Für die formellen Anforderungen an die Schiedsvereinbarung ist § 1031 ZPO einschlägig, da sich dies nach deutschem Recht bestimmt. Denn zum einen ist § 1031 ZPO aufgrund des von der Antragstellerin behaupteten deutschen Schiedsortes für die Frage der Wirksamkeit der Schiedsvereinbarung anzuwenden (§ 1025 Abs. 1 ZPO). Zum anderen beurteilt sich gemäß Art. 10 Rom-I-VO das Zustandekommen und die Wirksamkeit des Vertrages oder einer seiner Bestimmungen nach dem Recht, das nach dieser Verordnung anzuwenden wäre, wenn der Vertrag oder die Bestimmung wirksam wäre.

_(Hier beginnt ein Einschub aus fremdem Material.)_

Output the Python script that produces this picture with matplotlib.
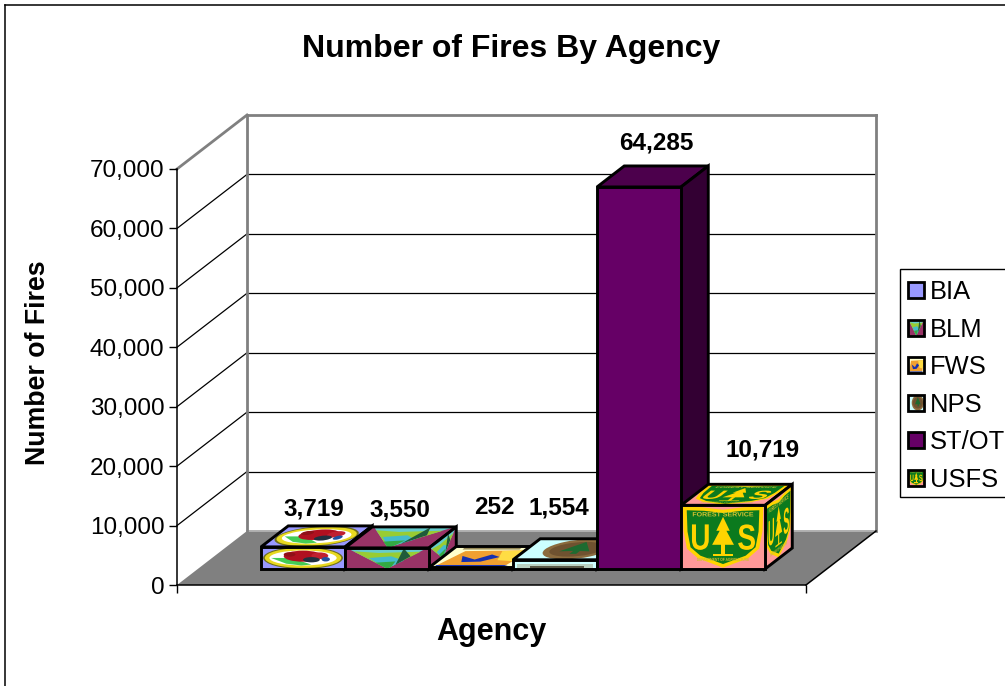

Und schließlich haben die Parteien spätestens dadurch, dass sie übereinstimmend § 1031 ZPO als Prüfungsmaßstab anwenden, eine stillschweigende Rechtswahl getroffen, an die der Senat gebunden ist.

b.)

25

Gemäß § 1031 Abs. 1 ZPO muss die Schiedsvereinbarung entweder in einem von den Parteien unterzeichneten Dokument oder in zwischen ihnen gewechselten Schreiben (oder einer anderen Form der Nachrichtenübermittlung) enthalten sein, die einen Nachweis der Vereinbarung sicherstellen. Diese Form gilt gemäß § 1031 Abs. 2 ZPO u. a. auch dann als erfüllt, wenn die Schiedsvereinbarung in einem von der einen Partei der anderen Partei oder von einem Dritten beiden Parteien übermittelten Dokument enthalten ist und der Inhalt des Dokuments im Fall eines nicht rechtzeitig erfolgten Widerspruchs nach der Verkehrssitte als Vertragsinhalt angesehen wird. Beide Alternativen liegen unstreitig nicht vor.

26

Eine Schiedsvereinbarung wird gemäß § 1031 Abs. 3 ZPO auch dadurch begründet, dass ein den Formerfordernissen des Absatzes 1 oder 2 entsprechender Vertrag auf ein Dokument Bezug nimmt, das eine Schiedsklausel enthält, wenn die Bezugnahme dergestalt ist, dass sie diese Klausel zu einem Bestandteil des Vertrages macht. Auch diese Alternative liegt nicht vor:

27

Dafür, dass jene „Klausel zu einem Bestandteil des Vertrages“ wird, genügt weder bloße Bezugnahme noch ist eine körperliche Vorlage erforderlich. Wichtig ist, dass es um eine inhaltlich motivierte Bezugnahme geht (vgl. MünchKommZPO/Münch, 4. Aufl., § 1031 Rz 38). Die Bezugnahme muss zudem unmissverständlich sein (Stein/Jonas-Schlosser, ZPO, 22. Aufl., § 1031 Rz 5). Ungenügend ist ein bloßer Handelsbrauch (vgl. Baumbach/Lauterbach/Albers/Hartmann, ZPO, 74. Aufl., § 1031 Rz 7). Daran gemessen liegt entgegen der Auffassung der Antragstellerin in der bloßen Formulierung der Antragsgegnerin mit E-Mail vom 20. März 2013 (Anlagenkonvolut 1) “(...) I need the Bl (...)“ eine hinreichende Bezugnahme, die eine in den Konnossementsbedingungen der Antragsstellerin enthaltene Schiedsvereinbarung zum Bestandteil eines Vertrages zwischen den Parteien machen würde, nicht vor. Denn es ging der Antragstellerin ersichtlich nicht um den Inhalt des Konnossements, sondern nur darum, dass es spätestens mit dem Datum 30. März 2013 ausgestellt werden sollte. Es gibt auch keinen Hinweis darauf, dass es der Antragsgegnerin gerade um ein Konnossement der Antragstellerin ging. Dem E-Mail-Verkehr ist mithin nicht zu entnehmen, dass die Parteien die Beförderungsbedingungen der Antragstellerin zum Vertragsgegenstand machen wollten.

28

Da der Hilfsantrag ebenfalls eine wirksame Schiedsabrede voraussetzt, konnte auch diesem nicht entsprochen werden.

3.)

29

Die Vorschrift des § 1063 ZPO ist beachtet worden.

III.

30

Die Kosten des Verfahrens hat die Antragstellerin gemäß § 91 Abs. 1 ZPO zu tragen. Für den Streitwert ist ein Drittel des Werts der beabsichtigten Schiedsklage festzusetzen (§ 3 ZPO).